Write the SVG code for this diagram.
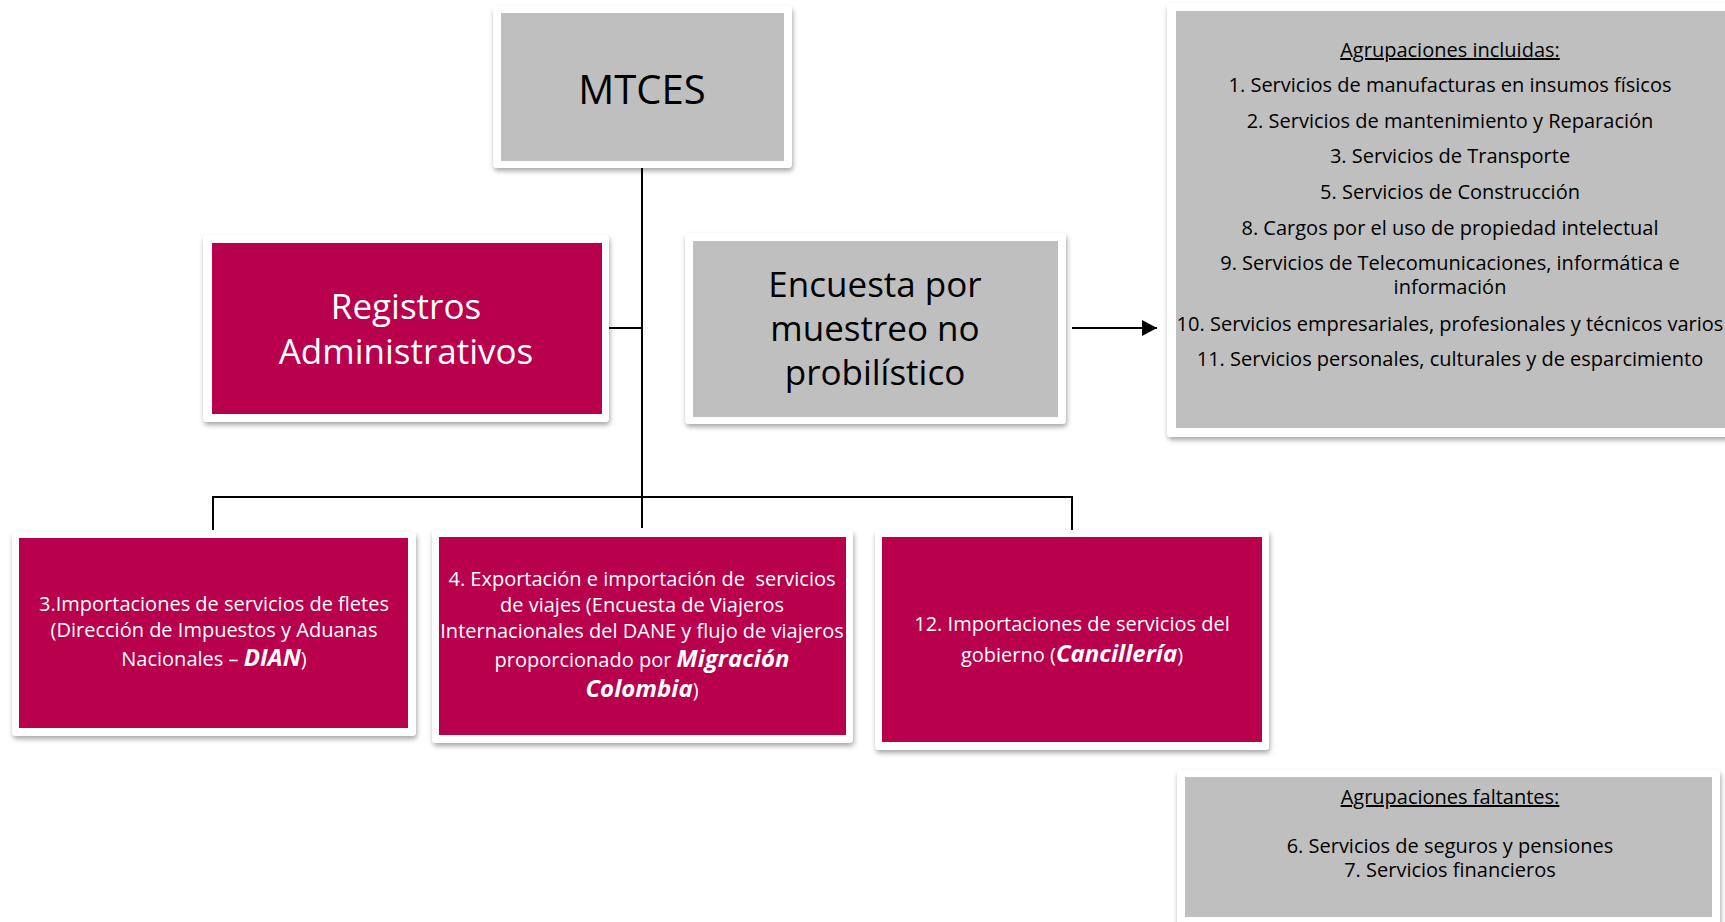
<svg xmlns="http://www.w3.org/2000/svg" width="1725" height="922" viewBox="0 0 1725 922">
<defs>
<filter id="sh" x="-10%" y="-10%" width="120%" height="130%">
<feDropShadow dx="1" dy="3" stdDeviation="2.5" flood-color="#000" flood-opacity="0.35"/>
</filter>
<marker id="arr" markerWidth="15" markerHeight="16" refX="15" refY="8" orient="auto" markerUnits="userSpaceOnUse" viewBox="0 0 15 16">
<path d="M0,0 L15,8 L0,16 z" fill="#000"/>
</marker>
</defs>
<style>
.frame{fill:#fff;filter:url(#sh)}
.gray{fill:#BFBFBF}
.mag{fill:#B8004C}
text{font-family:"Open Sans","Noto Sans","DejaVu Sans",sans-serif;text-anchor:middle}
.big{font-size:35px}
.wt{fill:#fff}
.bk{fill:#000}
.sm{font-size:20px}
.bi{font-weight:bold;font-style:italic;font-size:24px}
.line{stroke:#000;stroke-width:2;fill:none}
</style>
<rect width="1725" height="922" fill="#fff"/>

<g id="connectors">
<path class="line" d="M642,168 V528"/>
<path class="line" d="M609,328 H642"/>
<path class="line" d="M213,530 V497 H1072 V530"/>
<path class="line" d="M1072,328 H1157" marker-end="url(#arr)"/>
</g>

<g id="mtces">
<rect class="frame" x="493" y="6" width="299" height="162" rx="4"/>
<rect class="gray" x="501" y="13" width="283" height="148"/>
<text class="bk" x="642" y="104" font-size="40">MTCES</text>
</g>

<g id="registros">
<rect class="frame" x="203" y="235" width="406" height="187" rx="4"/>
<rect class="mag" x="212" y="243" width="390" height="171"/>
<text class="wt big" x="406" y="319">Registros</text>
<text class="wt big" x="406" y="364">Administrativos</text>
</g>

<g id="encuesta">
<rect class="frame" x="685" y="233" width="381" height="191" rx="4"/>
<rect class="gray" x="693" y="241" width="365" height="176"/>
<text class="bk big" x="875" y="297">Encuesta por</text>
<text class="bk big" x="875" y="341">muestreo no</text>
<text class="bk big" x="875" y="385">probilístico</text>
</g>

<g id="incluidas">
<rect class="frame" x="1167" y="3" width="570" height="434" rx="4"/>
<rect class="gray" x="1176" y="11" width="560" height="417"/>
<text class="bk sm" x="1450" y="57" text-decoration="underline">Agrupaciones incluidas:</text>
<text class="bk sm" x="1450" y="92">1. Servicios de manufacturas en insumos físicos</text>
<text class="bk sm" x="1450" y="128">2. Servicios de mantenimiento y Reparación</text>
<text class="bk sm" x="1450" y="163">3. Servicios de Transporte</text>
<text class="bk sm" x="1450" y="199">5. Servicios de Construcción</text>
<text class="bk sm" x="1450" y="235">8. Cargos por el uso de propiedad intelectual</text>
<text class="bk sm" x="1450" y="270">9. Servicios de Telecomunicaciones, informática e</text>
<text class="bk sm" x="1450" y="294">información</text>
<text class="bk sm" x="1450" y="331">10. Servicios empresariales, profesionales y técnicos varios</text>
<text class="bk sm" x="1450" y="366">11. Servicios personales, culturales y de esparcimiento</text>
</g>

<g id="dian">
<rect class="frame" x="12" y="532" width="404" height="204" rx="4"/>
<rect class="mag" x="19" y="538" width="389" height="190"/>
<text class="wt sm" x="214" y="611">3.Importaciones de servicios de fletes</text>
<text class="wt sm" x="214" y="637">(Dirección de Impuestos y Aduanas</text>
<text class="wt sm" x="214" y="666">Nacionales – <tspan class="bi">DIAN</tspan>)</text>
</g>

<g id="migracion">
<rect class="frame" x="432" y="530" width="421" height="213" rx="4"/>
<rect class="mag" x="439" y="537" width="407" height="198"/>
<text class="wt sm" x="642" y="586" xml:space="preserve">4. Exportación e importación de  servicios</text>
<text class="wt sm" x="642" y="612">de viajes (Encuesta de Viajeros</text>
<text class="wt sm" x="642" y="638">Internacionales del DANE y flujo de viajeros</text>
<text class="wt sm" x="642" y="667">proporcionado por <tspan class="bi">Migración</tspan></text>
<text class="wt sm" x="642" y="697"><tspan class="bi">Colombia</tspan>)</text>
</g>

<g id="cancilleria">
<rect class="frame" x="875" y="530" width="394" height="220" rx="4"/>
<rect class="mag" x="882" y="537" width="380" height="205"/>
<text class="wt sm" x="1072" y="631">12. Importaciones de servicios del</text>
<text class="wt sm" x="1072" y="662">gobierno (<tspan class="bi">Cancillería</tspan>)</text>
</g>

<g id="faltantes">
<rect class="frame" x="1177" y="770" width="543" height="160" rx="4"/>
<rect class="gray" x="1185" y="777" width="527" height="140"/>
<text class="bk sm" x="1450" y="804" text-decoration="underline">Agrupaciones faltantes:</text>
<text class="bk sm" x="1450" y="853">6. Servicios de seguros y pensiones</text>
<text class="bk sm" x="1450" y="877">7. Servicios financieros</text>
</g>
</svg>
○ ○ ○ ○ ○
SHORT PROBLEM — Repeat all the data as it stands, dropping any images it holds.

FINISHED EXERCISE —
Write the SVG code for this diagram.
<svg xmlns="http://www.w3.org/2000/svg" width="1725" height="922" viewBox="0 0 1725 922">
<defs>
<filter id="sh" x="-10%" y="-10%" width="120%" height="130%">
<feDropShadow dx="1" dy="3" stdDeviation="2.5" flood-color="#000" flood-opacity="0.35"/>
</filter>
<marker id="arr" markerWidth="15" markerHeight="16" refX="15" refY="8" orient="auto" markerUnits="userSpaceOnUse" viewBox="0 0 15 16">
<path d="M0,0 L15,8 L0,16 z" fill="#000"/>
</marker>
</defs>
<style>
.frame{fill:#fff;filter:url(#sh)}
.gray{fill:#BFBFBF}
.mag{fill:#B8004C}
text{font-family:"Open Sans","Noto Sans","DejaVu Sans",sans-serif;text-anchor:middle}
.big{font-size:35px}
.wt{fill:#fff}
.bk{fill:#000}
.sm{font-size:20px}
.bi{font-weight:bold;font-style:italic;font-size:24px}
.line{stroke:#000;stroke-width:2;fill:none}
</style>
<rect width="1725" height="922" fill="#fff"/>

<g id="connectors">
<path class="line" d="M642,168 V528"/>
<path class="line" d="M609,328 H642"/>
<path class="line" d="M213,530 V497 H1072 V530"/>
<path class="line" d="M1072,328 H1157" marker-end="url(#arr)"/>
</g>

<g id="mtces">
<rect class="frame" x="493" y="6" width="299" height="162" rx="4"/>
<rect class="gray" x="501" y="13" width="283" height="148"/>
<text class="bk" x="642" y="104" font-size="40">MTCES</text>
</g>

<g id="registros">
<rect class="frame" x="203" y="235" width="406" height="187" rx="4"/>
<rect class="mag" x="212" y="243" width="390" height="171"/>
<text class="wt big" x="406" y="319">Registros</text>
<text class="wt big" x="406" y="364">Administrativos</text>
</g>

<g id="encuesta">
<rect class="frame" x="685" y="233" width="381" height="191" rx="4"/>
<rect class="gray" x="693" y="241" width="365" height="176"/>
<text class="bk big" x="875" y="297">Encuesta por</text>
<text class="bk big" x="875" y="341">muestreo no</text>
<text class="bk big" x="875" y="385">probilístico</text>
</g>

<g id="incluidas">
<rect class="frame" x="1167" y="3" width="570" height="434" rx="4"/>
<rect class="gray" x="1176" y="11" width="560" height="417"/>
<text class="bk sm" x="1450" y="57" text-decoration="underline">Agrupaciones incluidas:</text>
<text class="bk sm" x="1450" y="92">1. Servicios de manufacturas en insumos físicos</text>
<text class="bk sm" x="1450" y="128">2. Servicios de mantenimiento y Reparación</text>
<text class="bk sm" x="1450" y="163">3. Servicios de Transporte</text>
<text class="bk sm" x="1450" y="199">5. Servicios de Construcción</text>
<text class="bk sm" x="1450" y="235">8. Cargos por el uso de propiedad intelectual</text>
<text class="bk sm" x="1450" y="270">9. Servicios de Telecomunicaciones, informática e</text>
<text class="bk sm" x="1450" y="294">información</text>
<text class="bk sm" x="1450" y="331">10. Servicios empresariales, profesionales y técnicos varios</text>
<text class="bk sm" x="1450" y="366">11. Servicios personales, culturales y de esparcimiento</text>
</g>

<g id="dian">
<rect class="frame" x="12" y="532" width="404" height="204" rx="4"/>
<rect class="mag" x="19" y="538" width="389" height="190"/>
<text class="wt sm" x="214" y="611">3.Importaciones de servicios de fletes</text>
<text class="wt sm" x="214" y="637">(Dirección de Impuestos y Aduanas</text>
<text class="wt sm" x="214" y="666">Nacionales – <tspan class="bi">DIAN</tspan>)</text>
</g>

<g id="migracion">
<rect class="frame" x="432" y="530" width="421" height="213" rx="4"/>
<rect class="mag" x="439" y="537" width="407" height="198"/>
<text class="wt sm" x="642" y="586" xml:space="preserve">4. Exportación e importación de  servicios</text>
<text class="wt sm" x="642" y="612">de viajes (Encuesta de Viajeros</text>
<text class="wt sm" x="642" y="638">Internacionales del DANE y flujo de viajeros</text>
<text class="wt sm" x="642" y="667">proporcionado por <tspan class="bi">Migración</tspan></text>
<text class="wt sm" x="642" y="697"><tspan class="bi">Colombia</tspan>)</text>
</g>

<g id="cancilleria">
<rect class="frame" x="875" y="530" width="394" height="220" rx="4"/>
<rect class="mag" x="882" y="537" width="380" height="205"/>
<text class="wt sm" x="1072" y="631">12. Importaciones de servicios del</text>
<text class="wt sm" x="1072" y="662">gobierno (<tspan class="bi">Cancillería</tspan>)</text>
</g>

<g id="faltantes">
<rect class="frame" x="1177" y="770" width="543" height="160" rx="4"/>
<rect class="gray" x="1185" y="777" width="527" height="140"/>
<text class="bk sm" x="1450" y="804" text-decoration="underline">Agrupaciones faltantes:</text>
<text class="bk sm" x="1450" y="853">6. Servicios de seguros y pensiones</text>
<text class="bk sm" x="1450" y="877">7. Servicios financieros</text>
</g>
</svg>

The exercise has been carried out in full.